MARKOV: „DIE KRISE BEGANN MIT DEM FLUGZEUGABSTURZ“
Am 2. Juli erklärte der aserbaidschanische Abgeordnete Aydin Hüseynov gegenüber Tele1, die Beziehungen zwischen den Ländern seien nach dem Abschuss des aserbaidschanischen Passagierflugzeugs durch Russland schwieriger geworden. Hüseynov erklärte, Russland übernehme keine Verantwortung für den Vorfall und die Täter seien nicht bestraft worden. Auch der Politikwissenschaftler Sergej Markow, ein ehemaliger Berater Putins, äußerte sich gegenüber Tele1.
Markow sagte, der Wendepunkt des Konflikts sei der Flugzeugabsturz gewesen. „Der Grund für den Absturz war, dass sich das Flugzeug im russisch-tschetschenischen Luftraum in der Schusslinie befand. Russland hat keine Verantwortung übernommen, und die Beteiligten wurden sogar belohnt. Das ist der Hauptgrund für die aktuellen Konflikte. Auch in Russland herrscht Unzufriedenheit“, sagte er.
Ansprüche Frankreichs und Armeniens
Markow erklärte außerdem, dass man in Russland fest an eine „westliche Verschwörung“ in dieser Frage glaube. So habe Frankreich die Aufgabe übernommen, Armenien und England Aserbaidschan von Russland abzuspalten.
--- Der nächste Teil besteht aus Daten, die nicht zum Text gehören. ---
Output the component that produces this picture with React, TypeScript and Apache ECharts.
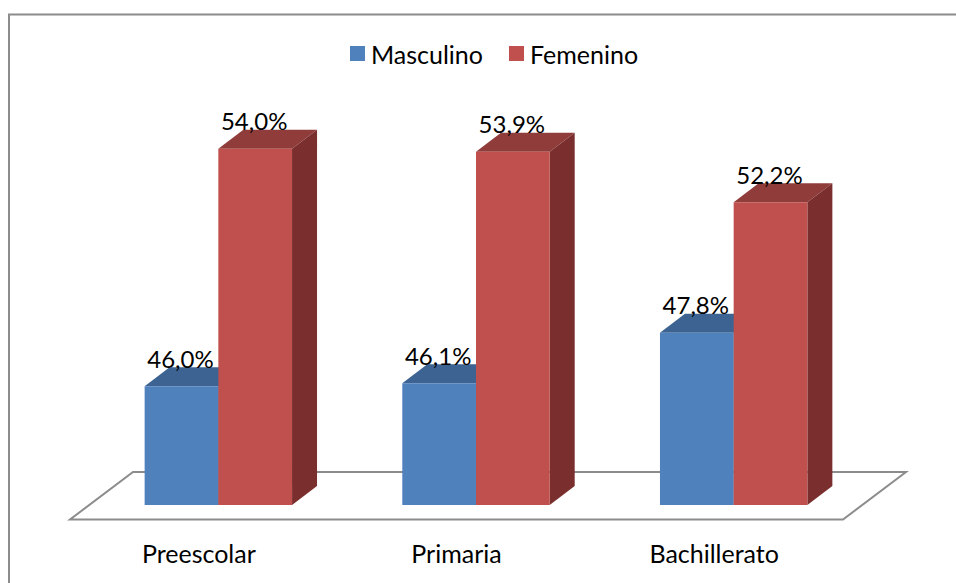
import React, { useEffect, useRef } from "react";
import * as echarts from "echarts";

const categories = ["Preescolar", "Primaria", "Bachillerato"];
const masculino = [46.0, 46.1, 47.8];
const femenino = [54.0, 53.9, 52.2];
const AXIS_MIN = 42;
const AXIS_MAX = 56;
const FONT = "Lato, 'Open Sans', sans-serif";

const BAR_W = 73.7;
const DX = 25;
const DY = 19;
const FLOOR_SHIFT = 19.5;

const make3dBar = (side: number, front: string, top: string, right: string) =>
  (_params: any, api: any) => {
    const cat = api.value(0);
    const val = api.value(1);
    const t = api.coord([cat, val]);
    const b = api.coord([cat, AXIS_MIN]);
    const x0 = t[0] + FLOOR_SHIFT + (side < 0 ? -BAR_W : 0);
    const x1 = x0 + BAR_W;
    const yt = t[1];
    const yb = b[1];
    const label = val.toFixed(1).replace(".", ",") + "%";
    return {
      type: "group",
      children: [
        {
          type: "polygon",
          shape: { points: [[x0, yt], [x1, yt], [x1 + DX, yt - DY], [x0 + DX, yt - DY]] },
          style: { fill: top },
        },
        {
          type: "polygon",
          shape: { points: [[x1, yt], [x1 + DX, yt - DY], [x1 + DX, yb - DY], [x1, yb]] },
          style: { fill: right },
        },
        { type: "rect", shape: { x: x0, y: yt, width: BAR_W, height: yb - yt }, style: { fill: front } },
        {
          type: "text",
          z2: 10,
          style: {
            x: (x0 + x1) / 2 - 1,
            y: yt - 28,
            text: label,
            fill: "#000",
            font: `24px ${FONT}`,
            align: "center",
            verticalAlign: "middle",
          },
        },
      ],
    };
  };

export default function App() {
  const ref = useRef<HTMLDivElement>(null);
  useEffect(() => {
    const chart = echarts.init(ref.current!, null, { renderer: "svg" });
    chart.setOption({
      animation: false,
      backgroundColor: "#fff",
      grid: { left: 70, width: 773, top: 89.5, bottom: 78 },
      legend: {
        left: 345,
        top: 36,
        icon: "rect",
        itemWidth: 15,
        itemHeight: 15,
        itemGap: 26,
        textStyle: { color: "#000", fontSize: 25, fontFamily: "Lato", padding: [0, 0, 7, 1] },
        data: ["Masculino", "Femenino"],
      },
      xAxis: {
        type: "category",
        data: categories,
        axisLine: { show: false },
        axisTick: { show: false },
        axisLabel: { color: "#000", fontSize: 25, fontFamily: "Lato", margin: 35 },
      },
      yAxis: { type: "value", min: AXIS_MIN, max: AXIS_MAX, show: false, splitLine: { show: false } },
      graphic: [
        {
          type: "polyline",
          z: 0,
          shape: { points: [[956, 14.5], [9, 14.5], [9, 583]] },
          style: { fill: "none", stroke: "#8c8c8c", lineWidth: 2 },
        },
        {
          type: "polygon",
          z: 0,
          shape: { points: [[70, 519.5], [843, 519.5], [906, 472], [133, 472]] },
          style: { fill: "#fff", stroke: "#8c8c8c", lineWidth: 2 },
        },
      ],
      series: [
        {
          name: "Masculino",
          type: "custom",
          encode: { x: 0, y: 1 },
          itemStyle: { color: "#4f81bd" },
          data: masculino.map((v, i) => [i, v]),
          renderItem: make3dBar(-1, "#4f81bd", "#3c6391", "#2f4f75"),
        },
        {
          name: "Femenino",
          type: "custom",
          encode: { x: 0, y: 1 },
          itemStyle: { color: "#c0504d" },
          data: femenino.map((v, i) => [i, v]),
          renderItem: make3dBar(1, "#c0504d", "#8f3c3a", "#7a2f2e"),
        },
      ],
    });
    return () => chart.dispose();
  }, []);
  return <div ref={ref} style={{ position: "absolute", left: 0, top: 0, width: 956, height: 583 }} />;
}
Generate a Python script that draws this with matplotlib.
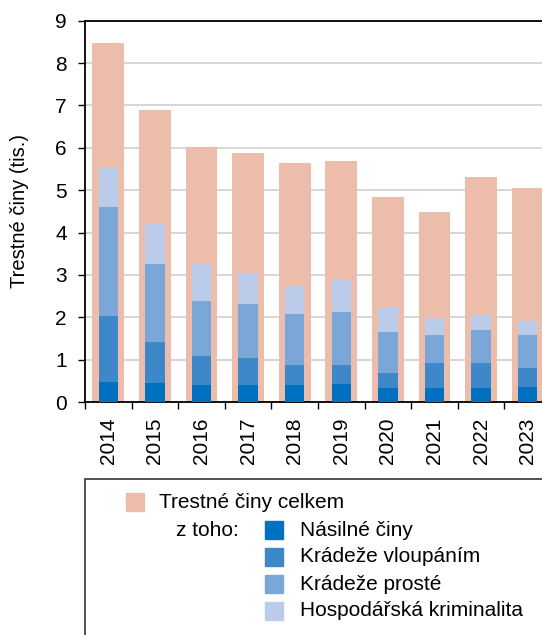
import numpy as np
import matplotlib.pyplot as plt
from matplotlib.patches import Rectangle

plt.rcParams['font.family'] = ['Liberation Sans', 'DejaVu Sans']

years = ['2014', '2015', '2016', '2017', '2018', '2019', '2020', '2021', '2022', '2023']
celkem = [8.47, 6.89, 6.01, 5.88, 5.63, 5.70, 4.85, 4.49, 5.30, 5.06]
nasilne = [0.48, 0.46, 0.39, 0.40, 0.40, 0.43, 0.34, 0.34, 0.34, 0.36]
vloupani = [1.56, 0.96, 0.69, 0.65, 0.48, 0.44, 0.35, 0.59, 0.59, 0.44]
proste = [2.56, 1.84, 1.30, 1.26, 1.20, 1.25, 0.96, 0.66, 0.78, 0.77]
hospodarska = [0.95, 0.97, 0.88, 0.73, 0.66, 0.77, 0.58, 0.39, 0.35, 0.34]

c_total = '#ECBDAA'
c_parts = ['#0070C0', '#3E87C8', '#7BA6D8', '#BACCEA']
labels_parts = ['Násilné činy', 'Krádeže vloupáním', 'Krádeže prosté', 'Hospodářská kriminalita']

fig = plt.figure(figsize=(5.42, 6.35), dpi=100)
W, H = 542, 635
ax = fig.add_axes([85 / W, 233 / H, 466 / W, 381.3 / H])

x = np.arange(len(years))
ax.bar(x, celkem, width=0.68, color=c_total, zorder=2)
bottom = np.zeros(len(years))
for vals, col in zip([nasilne, vloupani, proste, hospodarska], c_parts):
    ax.bar(x, vals, width=0.42, bottom=bottom, color=col, zorder=3)
    bottom += np.array(vals)

ax.set_xlim(-0.5, len(years) - 0.5)
ax.set_ylim(0, 9)
ax.set_yticks(range(10))
ax.yaxis.grid(True, color='#D0D0D0', linewidth=1.2, zorder=0)
ax.set_axisbelow(True)
ax.set_xticks(x)
ax.set_xticklabels(years, rotation=90, fontsize=15)
ax.tick_params(axis='x', which='major', length=0, pad=11)
ax.set_xticks(np.arange(-0.5, len(years), 1), minor=True)
ax.tick_params(axis='x', which='minor', length=5, width=1)
ax.tick_params(axis='y', labelsize=15, length=5, width=1, pad=8)
for s in ['left', 'bottom', 'top']:
    ax.spines[s].set_linewidth(1.3)
ax.spines['right'].set_visible(False)
ax.set_ylabel('Trestné činy (tis.)', fontsize=14.5, labelpad=19)

# legend box
fig.patches.append(Rectangle((85 / W, -0.05), 0.9, (H - 479) / H + 0.05,
                             transform=fig.transFigure, facecolor='white',
                             edgecolor='#333333', linewidth=1.2))
fig.patches.append(Rectangle((126 / W, (H - 511) / H), 18 / W, 18 / H,
                             transform=fig.transFigure, color=c_total))
fig.text(159 / W, (H - 502) / H, 'Trestné činy celkem', fontsize=15, va='center')
fig.text(176 / W, (H - 530) / H, 'z toho:', fontsize=15, va='center')
rows = [530, 557, 584, 611]
for yy, col, lab in zip(rows, c_parts, labels_parts):
    fig.patches.append(Rectangle((265 / W, (H - yy - 9) / H), 18 / W, 18 / H,
                                 transform=fig.transFigure, color=col))
    fig.text(300 / W, (H - yy) / H, lab, fontsize=15, va='center')

fig.savefig('out.png', dpi=100)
Dieser Plan werde auch durch die Geheimdienste und die Diaspora umgesetzt. Laut Markow wolle der Westen damit die russische Souveränität im Südkaukasus beseitigen und die Öl- und Gasvorkommen kontrollieren.
„DIE FREUNDSCHAFT ZWISCHEN PUTIN UND ALIJEW WIRD DIE KRISE ÜBERWINDEN“
Trotz dieser angespannten Lage lenkte Markow die Aufmerksamkeit auf die persönlichen Beziehungen zwischen dem russischen Präsidenten Wladimir Putin und dem aserbaidschanischen Präsidenten Ilham Alijew und erklärte, die Krise könne überwunden werden. „Beide haben an den besten Universitäten der Sowjetunion studiert. Sie sprechen dieselbe Sprache. Sie sind sehr erfahren und respektieren sich gegenseitig“, sagte er und machte deutlich, dass die Diplomatie der Führungsspitze eine Rolle spielen werde.